*EXERCISE DETAILS:* Omit all images. Transcribe the rest of the material below exactly.

*RECORDED DATA:*

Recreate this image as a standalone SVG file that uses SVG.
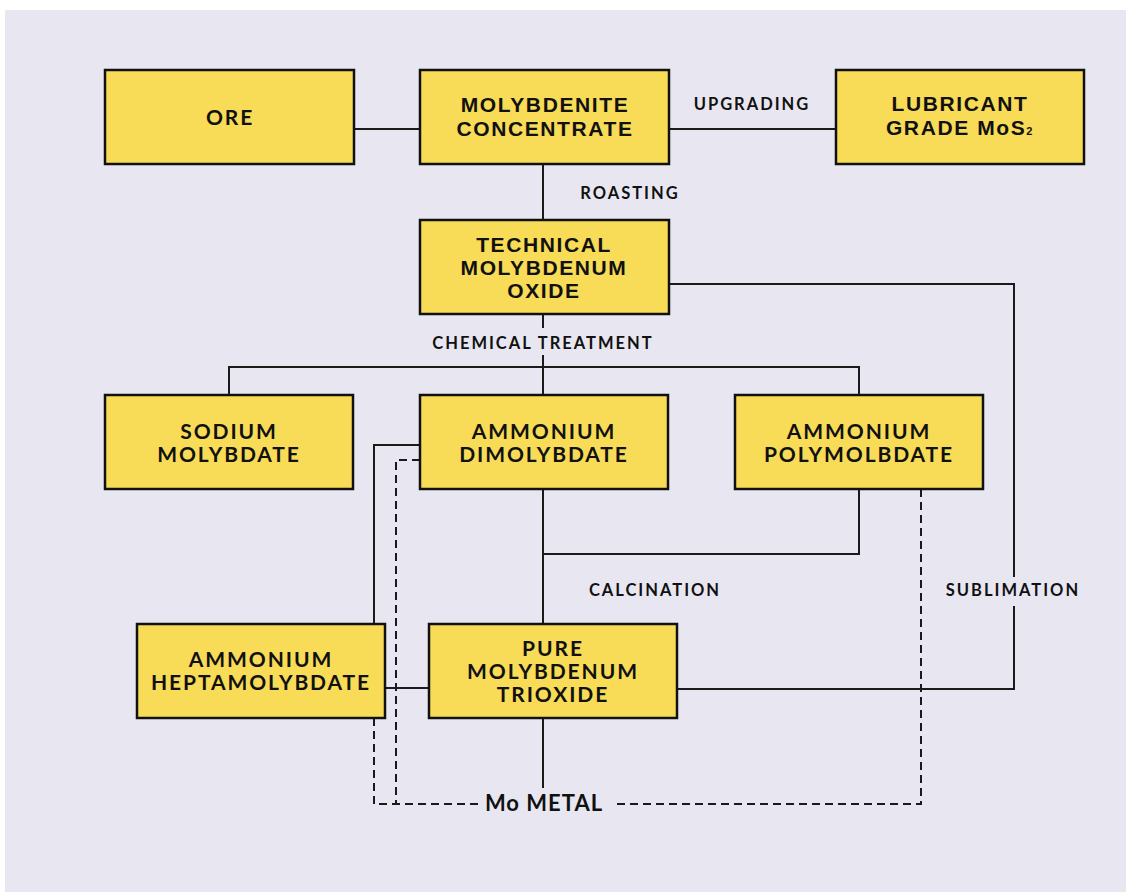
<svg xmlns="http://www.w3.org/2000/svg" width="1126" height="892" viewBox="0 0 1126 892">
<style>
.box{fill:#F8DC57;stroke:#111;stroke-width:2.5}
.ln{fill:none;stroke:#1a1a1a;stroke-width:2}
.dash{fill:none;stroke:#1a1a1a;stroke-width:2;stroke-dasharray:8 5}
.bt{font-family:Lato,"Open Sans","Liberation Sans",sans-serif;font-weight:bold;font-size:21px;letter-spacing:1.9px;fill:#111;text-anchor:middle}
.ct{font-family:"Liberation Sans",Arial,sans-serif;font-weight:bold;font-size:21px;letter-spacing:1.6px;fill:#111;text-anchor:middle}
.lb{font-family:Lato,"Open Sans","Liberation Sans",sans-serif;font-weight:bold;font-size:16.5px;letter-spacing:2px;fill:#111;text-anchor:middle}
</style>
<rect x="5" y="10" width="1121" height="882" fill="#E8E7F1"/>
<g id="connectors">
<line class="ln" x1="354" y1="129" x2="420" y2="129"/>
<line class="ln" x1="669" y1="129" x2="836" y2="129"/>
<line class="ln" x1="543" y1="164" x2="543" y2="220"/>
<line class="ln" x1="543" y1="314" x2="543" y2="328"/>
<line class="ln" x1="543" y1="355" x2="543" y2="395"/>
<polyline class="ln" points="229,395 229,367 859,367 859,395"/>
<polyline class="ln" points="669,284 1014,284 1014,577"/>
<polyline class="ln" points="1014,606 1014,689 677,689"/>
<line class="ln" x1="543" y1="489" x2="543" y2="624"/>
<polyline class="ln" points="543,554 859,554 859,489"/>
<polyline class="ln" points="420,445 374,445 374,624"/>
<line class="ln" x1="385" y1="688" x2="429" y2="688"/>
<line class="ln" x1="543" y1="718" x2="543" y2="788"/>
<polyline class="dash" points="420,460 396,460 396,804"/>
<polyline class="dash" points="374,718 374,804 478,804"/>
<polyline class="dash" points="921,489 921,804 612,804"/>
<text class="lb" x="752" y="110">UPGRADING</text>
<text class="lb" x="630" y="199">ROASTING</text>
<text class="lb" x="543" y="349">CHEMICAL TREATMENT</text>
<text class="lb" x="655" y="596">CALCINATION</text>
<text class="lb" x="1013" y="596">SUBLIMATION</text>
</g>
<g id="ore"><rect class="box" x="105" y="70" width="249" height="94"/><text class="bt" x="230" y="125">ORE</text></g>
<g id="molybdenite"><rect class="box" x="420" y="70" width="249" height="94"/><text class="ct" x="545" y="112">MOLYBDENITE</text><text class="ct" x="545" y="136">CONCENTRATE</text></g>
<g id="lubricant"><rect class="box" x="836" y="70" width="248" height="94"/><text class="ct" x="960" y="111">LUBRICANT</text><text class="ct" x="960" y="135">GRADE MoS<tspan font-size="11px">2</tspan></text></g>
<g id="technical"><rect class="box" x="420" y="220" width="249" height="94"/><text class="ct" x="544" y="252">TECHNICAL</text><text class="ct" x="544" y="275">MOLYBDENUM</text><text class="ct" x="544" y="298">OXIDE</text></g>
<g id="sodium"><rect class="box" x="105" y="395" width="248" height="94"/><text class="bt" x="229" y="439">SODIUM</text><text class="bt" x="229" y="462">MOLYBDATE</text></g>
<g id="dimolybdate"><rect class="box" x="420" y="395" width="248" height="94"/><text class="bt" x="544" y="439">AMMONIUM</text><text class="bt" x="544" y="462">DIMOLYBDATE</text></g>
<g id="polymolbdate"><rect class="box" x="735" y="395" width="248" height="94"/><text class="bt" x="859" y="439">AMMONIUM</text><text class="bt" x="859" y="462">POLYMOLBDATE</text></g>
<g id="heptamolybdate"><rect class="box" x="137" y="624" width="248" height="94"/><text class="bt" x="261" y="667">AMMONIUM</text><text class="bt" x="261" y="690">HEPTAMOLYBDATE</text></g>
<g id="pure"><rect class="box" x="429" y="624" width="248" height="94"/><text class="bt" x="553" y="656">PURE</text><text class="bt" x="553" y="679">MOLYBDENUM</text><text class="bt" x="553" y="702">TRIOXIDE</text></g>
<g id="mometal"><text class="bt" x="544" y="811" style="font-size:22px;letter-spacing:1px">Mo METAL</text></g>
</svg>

*THE SOLUTION:*
Recreate this image as a standalone SVG file that uses SVG.
<svg xmlns="http://www.w3.org/2000/svg" width="1126" height="892" viewBox="0 0 1126 892">
<style>
.box{fill:#F8DC57;stroke:#111;stroke-width:2.5}
.ln{fill:none;stroke:#1a1a1a;stroke-width:2}
.dash{fill:none;stroke:#1a1a1a;stroke-width:2;stroke-dasharray:8 5}
.bt{font-family:Lato,"Open Sans","Liberation Sans",sans-serif;font-weight:bold;font-size:21px;letter-spacing:1.9px;fill:#111;text-anchor:middle}
.ct{font-family:"Liberation Sans",Arial,sans-serif;font-weight:bold;font-size:21px;letter-spacing:1.6px;fill:#111;text-anchor:middle}
.lb{font-family:Lato,"Open Sans","Liberation Sans",sans-serif;font-weight:bold;font-size:16.5px;letter-spacing:2px;fill:#111;text-anchor:middle}
</style>
<rect x="5" y="10" width="1121" height="882" fill="#E8E7F1"/>
<g id="connectors">
<line class="ln" x1="354" y1="129" x2="420" y2="129"/>
<line class="ln" x1="669" y1="129" x2="836" y2="129"/>
<line class="ln" x1="543" y1="164" x2="543" y2="220"/>
<line class="ln" x1="543" y1="314" x2="543" y2="328"/>
<line class="ln" x1="543" y1="355" x2="543" y2="395"/>
<polyline class="ln" points="229,395 229,367 859,367 859,395"/>
<polyline class="ln" points="669,284 1014,284 1014,577"/>
<polyline class="ln" points="1014,606 1014,689 677,689"/>
<line class="ln" x1="543" y1="489" x2="543" y2="624"/>
<polyline class="ln" points="543,554 859,554 859,489"/>
<polyline class="ln" points="420,445 374,445 374,624"/>
<line class="ln" x1="385" y1="688" x2="429" y2="688"/>
<line class="ln" x1="543" y1="718" x2="543" y2="788"/>
<polyline class="dash" points="420,460 396,460 396,804"/>
<polyline class="dash" points="374,718 374,804 478,804"/>
<polyline class="dash" points="921,489 921,804 612,804"/>
<text class="lb" x="752" y="110">UPGRADING</text>
<text class="lb" x="630" y="199">ROASTING</text>
<text class="lb" x="543" y="349">CHEMICAL TREATMENT</text>
<text class="lb" x="655" y="596">CALCINATION</text>
<text class="lb" x="1013" y="596">SUBLIMATION</text>
</g>
<g id="ore"><rect class="box" x="105" y="70" width="249" height="94"/><text class="bt" x="230" y="125">ORE</text></g>
<g id="molybdenite"><rect class="box" x="420" y="70" width="249" height="94"/><text class="ct" x="545" y="112">MOLYBDENITE</text><text class="ct" x="545" y="136">CONCENTRATE</text></g>
<g id="lubricant"><rect class="box" x="836" y="70" width="248" height="94"/><text class="ct" x="960" y="111">LUBRICANT</text><text class="ct" x="960" y="135">GRADE MoS<tspan font-size="11px">2</tspan></text></g>
<g id="technical"><rect class="box" x="420" y="220" width="249" height="94"/><text class="ct" x="544" y="252">TECHNICAL</text><text class="ct" x="544" y="275">MOLYBDENUM</text><text class="ct" x="544" y="298">OXIDE</text></g>
<g id="sodium"><rect class="box" x="105" y="395" width="248" height="94"/><text class="bt" x="229" y="439">SODIUM</text><text class="bt" x="229" y="462">MOLYBDATE</text></g>
<g id="dimolybdate"><rect class="box" x="420" y="395" width="248" height="94"/><text class="bt" x="544" y="439">AMMONIUM</text><text class="bt" x="544" y="462">DIMOLYBDATE</text></g>
<g id="polymolbdate"><rect class="box" x="735" y="395" width="248" height="94"/><text class="bt" x="859" y="439">AMMONIUM</text><text class="bt" x="859" y="462">POLYMOLBDATE</text></g>
<g id="heptamolybdate"><rect class="box" x="137" y="624" width="248" height="94"/><text class="bt" x="261" y="667">AMMONIUM</text><text class="bt" x="261" y="690">HEPTAMOLYBDATE</text></g>
<g id="pure"><rect class="box" x="429" y="624" width="248" height="94"/><text class="bt" x="553" y="656">PURE</text><text class="bt" x="553" y="679">MOLYBDENUM</text><text class="bt" x="553" y="702">TRIOXIDE</text></g>
<g id="mometal"><text class="bt" x="544" y="811" style="font-size:22px;letter-spacing:1px">Mo METAL</text></g>
</svg>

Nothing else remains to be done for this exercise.